After Obama Win, What's Next for Wall Street?
Wall Street got what it wished for in the election--certainty at last.
The stock market staged a "relief rally" Tuesday before the results were officially reported, with early exit polls and political experts already seeing a consensus forming that the president would win re-election. Some market watchers see more gains in the days ahead, even as shares dipped today amid worries over the upcoming "fiscal cliff" standoff.
"The worst-case scenario heading into Wednesday would have been an election without a decision and having to wait for this thing to drag on a long time without a winner," says Art Hogan, managing director of Lazard Capital Markets. "The market will be relieved that we avoided that scenario."

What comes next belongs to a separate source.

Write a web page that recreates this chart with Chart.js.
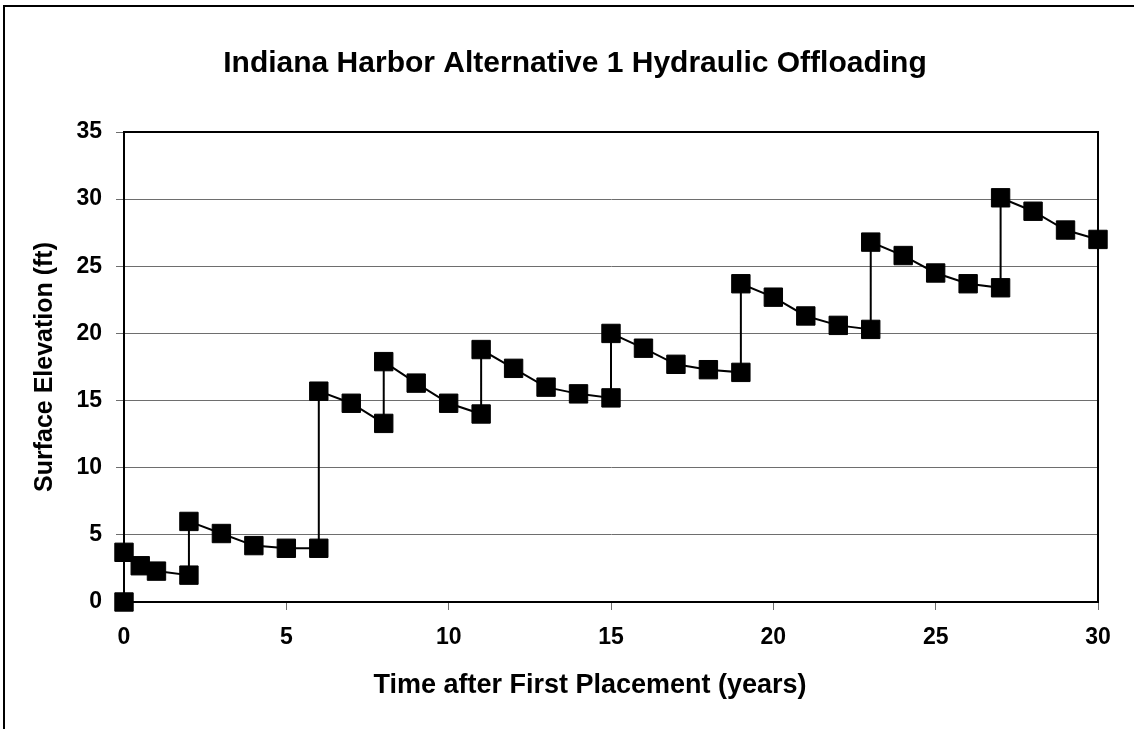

Still, stock prices reversed their big election-day rally early on Wednesday, with the Dow Industrials off more than a percent in early trading. After a pause, though, investors will probably show renewed interest in buying shares, Hogan says, especially if Washington starts to work on a plan to avoid going over a fiscal cliff at year's end.
Market watchers had fretted that a "hung election," in which neither candidate won a majority, could have left the economy leaderless as it neared the across-the-board spending cuts and tax increases that could remove $600 billion from the economy at the start of 2013. With the opinion polls tightening over the last month, the Dow industrials shed 500 points amid mounting worries over a post-election leadership vacuum.